I have learned over the past couple of years that I am able to live with many more sacrifices than my husband. His assessment of our situation — little social life; minimal intimacy; a wife who doesn't get home from work until almost 7 and is in bed by 10; two young children who occupy time, attention, space and lots of money — is ghastly and dire. My assessment of the same situation is that it's a temporary sacrifice, and one we excitedly brought on ourselves.

Nonetheless, Husband was obviously miserable and that does not bode well for a happy marriage.

So, I performed a manipulation, if you will, on the way I approached my time with him. I could not possibly add more hours to the day, so I decided that each second I spent with him would be meaningful, not to be confused with intimate, or sexy or even exciting — just meaningful.
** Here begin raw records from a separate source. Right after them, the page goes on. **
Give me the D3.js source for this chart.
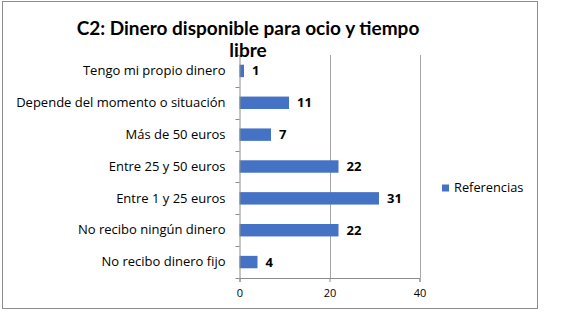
<!DOCTYPE html>
<html>
<head>
<meta charset="utf-8">
<script src="https://cdn.jsdelivr.net/npm/d3@7"></script>
<style>
  body { margin: 0; background: #fff; }
  text { font-family: "Open Sans", "Noto Sans", sans-serif; }
</style>
</head>
<body>
<div id="chart"></div>
<script>
// Chart data
const categories = [
    "Tengo mi propio dinero",
    "Depende del momento o situación",
    "Más de 50 euros",
    "Entre 25 y 50 euros",
    "Entre 1 y 25 euros",
    "No recibo ningún dinero",
    "No recibo dinero fijo"
];
const values = [1, 11, 7, 22, 31, 22, 4];
const xTicks = [0, 20, 40];
const seriesName = "Referencias";
const titleLines = ["C2: Dinero disponible para ocio y tiempo", "libre"];

const width = 567, height = 311;
const plot = { left: 239.5, right: 419.5, top: 55, bottom: 278 };

const svg = d3.select("#chart")
    .append("svg")
    .attr("width", width)
    .attr("height", height);

// outer chart border
svg.append("rect")
    .attr("x", 2.5).attr("y", 1.5)
    .attr("width", 535).attr("height", 307)
    .attr("fill", "#fff")
    .attr("stroke", "#8c8c8c");

const xScale = d3.scaleLinear()
    .domain([0, 40])
    .range([plot.left, plot.right]);

const yScale = d3.scaleBand()
    .domain(categories)
    .range([plot.top, plot.bottom])
    .paddingInner(0.61)
    .paddingOuter(0.305);

// gridlines
svg.selectAll(".grid")
    .data(xTicks.filter(t => t > 0))
    .join("line")
    .attr("x1", d => Math.round(xScale(d)) + 0.5)
    .attr("x2", d => Math.round(xScale(d)) + 0.5)
    .attr("y1", plot.top)
    .attr("y2", plot.bottom)
    .attr("stroke", "#a6a6a6");

// bars
svg.selectAll(".bar")
    .data(values)
    .join("rect")
    .attr("x", xScale(0))
    .attr("y", (d, i) => yScale(categories[i]))
    .attr("width", d => xScale(d) - xScale(0))
    .attr("height", yScale.bandwidth())
    .attr("fill", "#4472c4");

// value labels
svg.selectAll(".val")
    .data(values)
    .join("text")
    .attr("x", d => xScale(d) + 8)
    .attr("y", (d, i) => yScale(categories[i]) + yScale.bandwidth() / 2)
    .attr("dy", "0.35em")
    .style("font-size", "13px")
    .style("font-weight", "bold")
    .attr("fill", "#000")
    .text(d => d);

// y axis
const yAxis = svg.append("g")
    .attr("transform", `translate(${plot.left},0)`)
    .call(d3.axisLeft(yScale).tickSize(0).tickPadding(14));
yAxis.select(".domain").attr("stroke", "#8c8c8c");
yAxis.selectAll("text")
    .style("font-size", "13px")
    .attr("fill", "#000");

// category boundary ticks
const step = yScale.step();
const boundaries = d3.range(categories.length + 1).map(i => plot.top + i * step);
svg.selectAll(".ytick")
    .data(boundaries)
    .join("line")
    .attr("x1", plot.left - 4)
    .attr("x2", plot.left)
    .attr("y1", d => Math.round(d) + 0.5)
    .attr("y2", d => Math.round(d) + 0.5)
    .attr("stroke", "#8c8c8c");

// x axis
const xAxis = svg.append("g")
    .attr("transform", `translate(0,${plot.bottom})`)
    .call(d3.axisBottom(xScale).tickValues(xTicks).tickSizeOuter(0).tickSize(4).tickPadding(7));
xAxis.select(".domain").attr("stroke", "#8c8c8c");
xAxis.selectAll("line").attr("stroke", "#8c8c8c");
xAxis.selectAll("text")
    .style("font-size", "11px")
    .attr("fill", "#000");

// title
svg.selectAll(".title")
    .data(titleLines)
    .join("text")
    .attr("x", 248)
    .attr("y", (d, i) => 35 + i * 21.5)
    .style("text-anchor", "middle")
    .style("font-family", "Lato, 'Open Sans', sans-serif")
    .style("font-size", "19px")
    .style("font-weight", "bold")
    .attr("fill", "#000")
    .text(d => d);

// legend
svg.append("rect")
    .attr("x", 442)
    .attr("y", 184.5)
    .attr("width", 7)
    .attr("height", 7)
    .attr("fill", "#4472c4");
svg.append("text")
    .attr("x", 454)
    .attr("y", 188)
    .attr("dy", "0.35em")
    .style("font-size", "12.8px")
    .attr("fill", "#000")
    .text(seriesName);
</script>
</body>
</html>
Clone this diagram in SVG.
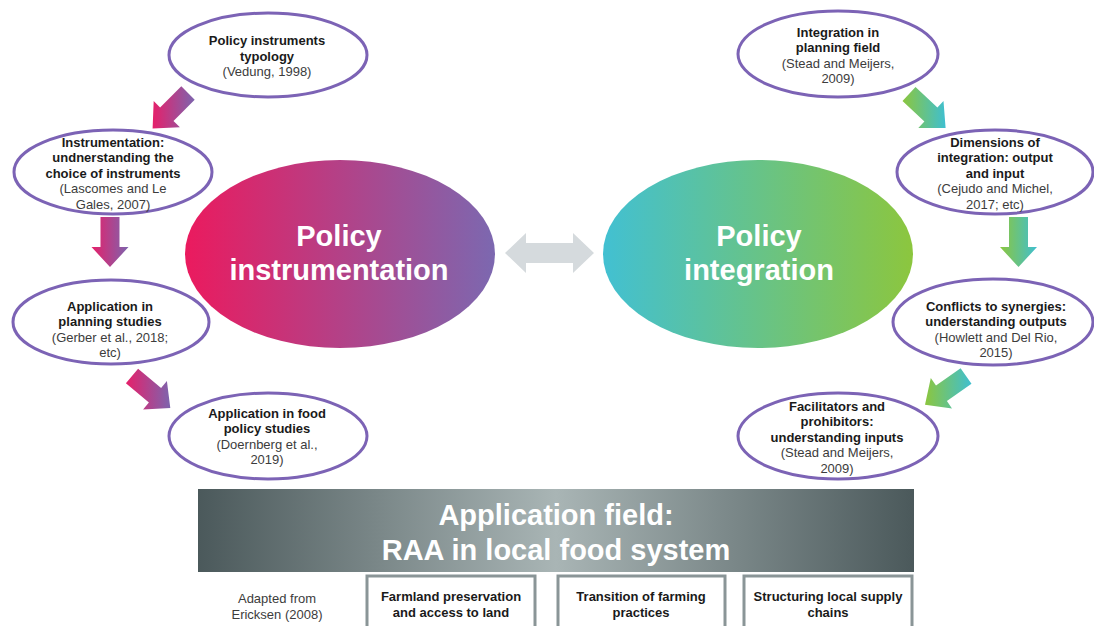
<svg xmlns="http://www.w3.org/2000/svg" width="1094" height="626" viewBox="0 0 1094 626">
<defs>
<linearGradient id="gPink" x1="0" y1="0" x2="1" y2="0"><stop offset="0" stop-color="#eb1a5e"/><stop offset="1" stop-color="#7c68b0"/></linearGradient>
<linearGradient id="gGreen" x1="0" y1="0" x2="1" y2="0"><stop offset="0" stop-color="#42c0d2"/><stop offset="1" stop-color="#8cc63e"/></linearGradient>
<linearGradient id="aPink" x1="0" y1="0" x2="1" y2="0"><stop offset="0" stop-color="#e6206a"/><stop offset="1" stop-color="#7d64ae"/></linearGradient>
<linearGradient id="aGreen" x1="0" y1="0" x2="1" y2="0"><stop offset="0" stop-color="#8cc63e"/><stop offset="1" stop-color="#3fbfd0"/></linearGradient>
<linearGradient id="gBanner" x1="0" y1="0" x2="1" y2="0"><stop offset="0" stop-color="#4b595b"/><stop offset="0.5" stop-color="#a9b5b5"/><stop offset="1" stop-color="#4b595b"/></linearGradient>
<style>
.node{fill:#ffffff;stroke:#7c63b5;stroke-width:3}
.b{font-family:"Liberation Sans",Arial,sans-serif;font-weight:bold;font-size:13px;fill:#1a1a1a;text-anchor:middle}
.r{font-family:"Liberation Sans",Arial,sans-serif;font-size:13px;fill:#3c3c3c;text-anchor:middle}
.big{font-family:"Liberation Sans",Arial,sans-serif;font-weight:bold;font-size:29px;fill:#ffffff;text-anchor:middle}
.box{fill:#ffffff;stroke:#8a9597;stroke-width:3}
</style>
</defs>
<rect width="1094" height="626" fill="#ffffff"/>

<g id="policy-instrumentation">
<ellipse cx="340" cy="254" rx="155" ry="94" fill="url(#gPink)"/>
<text class="big" x="339" y="246">Policy</text>
<text class="big" x="339" y="280">instrumentation</text>
</g>
<g id="policy-integration">
<ellipse cx="758" cy="254" rx="155" ry="94" fill="url(#gGreen)"/>
<text class="big" x="759" y="246">Policy</text>
<text class="big" x="759" y="280">integration</text>
</g>

<g id="connectors">
<path d="M505,253 L526,233 V243 H573 V233 L594,253 L573,273 V263 H526 V273 Z" fill="#d5dadd"/>
<path d="M181.3,86.3 L194.7,99.7 L173.5,120.9 L179.9,127.3 L152.6,128.4 L153.7,101.1 L160.1,107.5 Z" fill="url(#aPink)"/>
<path d="M100.5,217 H119.5 V247 H128.5 L110,267 L91.5,247 H100.5 Z" fill="url(#aPink)"/>
<path d="M125.9,383.3 L138.1,368.7 L161.1,388.0 L166.9,381.1 L170.3,408.1 L143.1,409.5 L148.9,402.6 Z" fill="url(#aPink)"/>
<path d="M902.5,100.9 L915.5,87.1 L937.4,107.6 L943.5,101.0 L945.6,128.1 L918.3,128.0 L924.4,121.4 Z" fill="url(#aGreen)"/>
<path d="M1009,217 H1028 V247 H1037 L1018.5,267 L1000,247 H1009 Z" fill="url(#aGreen)"/>
<path d="M960.6,368.2 L971.5,383.8 L946.9,401.0 L952.0,408.4 L925.0,404.7 L930.8,378.1 L936.0,385.4 Z" fill="url(#aGreen)"/>
</g>

<g id="n-typology">
<ellipse class="node" cx="268" cy="55" rx="99" ry="42"/>
<text class="b" x="267" y="45">Policy instruments</text>
<text class="b" x="267" y="60.5">typology</text>
<text class="r" x="267" y="76">(Vedung, 1998)</text>
</g>
<g id="n-instrumentation">
<ellipse class="node" cx="113" cy="172" rx="99" ry="42"/>
<text class="b" x="113" y="146.5">Instrumentation:</text>
<text class="b" x="113" y="162">undnerstanding the</text>
<text class="b" x="113" y="177.5">choice of instruments</text>
<text class="r" x="113" y="193">(Lascomes and Le</text>
<text class="r" x="113" y="208.5">Gales, 2007)</text>
</g>
<g id="n-planning">
<ellipse class="node" cx="111" cy="322" rx="98" ry="42"/>
<text class="b" x="110" y="310.5">Application in</text>
<text class="b" x="110" y="326">planning studies</text>
<text class="r" x="110" y="341.5">(Gerber et al., 2018;</text>
<text class="r" x="110" y="357">etc)</text>
</g>
<g id="n-food">
<ellipse class="node" cx="268" cy="436" rx="99" ry="43"/>
<text class="b" x="267" y="417.5">Application in food</text>
<text class="b" x="267" y="433">policy studies</text>
<text class="r" x="267" y="448.5">(Doernberg et al.,</text>
<text class="r" x="267" y="464">2019)</text>
</g>
<g id="n-integration-planning">
<ellipse class="node" cx="838" cy="54" rx="100" ry="43"/>
<text class="b" x="838" y="36.5">Integration in</text>
<text class="b" x="838" y="52">planning field</text>
<text class="r" x="838" y="67.5">(Stead and Meijers,</text>
<text class="r" x="838" y="83">2009)</text>
</g>
<g id="n-dimensions">
<ellipse class="node" cx="995" cy="172" rx="98" ry="42"/>
<text class="b" x="995" y="146.5">Dimensions of</text>
<text class="b" x="995" y="162">integration: output</text>
<text class="b" x="995" y="177.5">and input</text>
<text class="r" x="995" y="193">(Cejudo and Michel,</text>
<text class="r" x="995" y="208.5">2017; etc)</text>
</g>
<g id="n-conflicts">
<ellipse class="node" cx="993" cy="322" rx="100" ry="43"/>
<text class="b" x="996" y="310.5">Conflicts to synergies:</text>
<text class="b" x="996" y="326">understanding outputs</text>
<text class="r" x="996" y="341.5">(Howlett and Del Rio,</text>
<text class="r" x="996" y="357">2015)</text>
</g>
<g id="n-facilitators">
<ellipse class="node" cx="838" cy="436" rx="100" ry="43"/>
<text class="b" x="837" y="410.5">Facilitators and</text>
<text class="b" x="837" y="426">prohibitors:</text>
<text class="b" x="837" y="441.5">understanding inputs</text>
<text class="r" x="837" y="457">(Stead and Meijers,</text>
<text class="r" x="837" y="472.5">2009)</text>
</g>

<g id="banner">
<rect x="198" y="489" width="716" height="83" fill="url(#gBanner)"/>
<text class="big" x="556" y="524.5">Application field:</text>
<text class="big" x="556" y="559.5">RAA in local food system</text>
</g>

<g id="source-note">
<text class="r" x="277" y="602.5">Adapted from</text>
<text class="r" x="277" y="618.5">Ericksen (2008)</text>
</g>
<g id="box-farmland">
<rect class="box" x="367" y="576" width="168" height="60"/>
<text class="b" x="451" y="600.5">Farmland preservation</text>
<text class="b" x="451" y="616.5">and access to land</text>
</g>
<g id="box-transition">
<rect class="box" x="558" y="576" width="167" height="60"/>
<text class="b" x="641" y="600.5">Transition of farming</text>
<text class="b" x="641" y="616.5">practices</text>
</g>
<g id="box-supply">
<rect class="box" x="744" y="576" width="168" height="60"/>
<text class="b" x="828" y="600.5">Structuring local supply</text>
<text class="b" x="828" y="616.5">chains</text>
</g>
</svg>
When I speak with my husband now, instead of thinking about the kids, or work, or anything else, I give him my undivided attention. Simple, sure, but something I had forgotten to do.

We've also set aside time each week to genuinely be together as a couple — and not how we used to do it, at the end of the workday, me sacrificing sleep to be with him and trying to keep my eyes from rolling back in my head! We even arranged for a weekend all alone in NYC, where we ate quiet leisurely meals, slept in a cat-free bed and shopped without kids or strollers in tow.

The boys are still admittedly my number-one priority, but I am now more conscious of my husband's needs, needs that I admittedly let fall by the wayside. And I am happy to report that after some professional tweaks (I now work from home at least three days a week) and weekly date nights, we seem to have worked through the "in bad times" and are headed for more of the "in good" ones.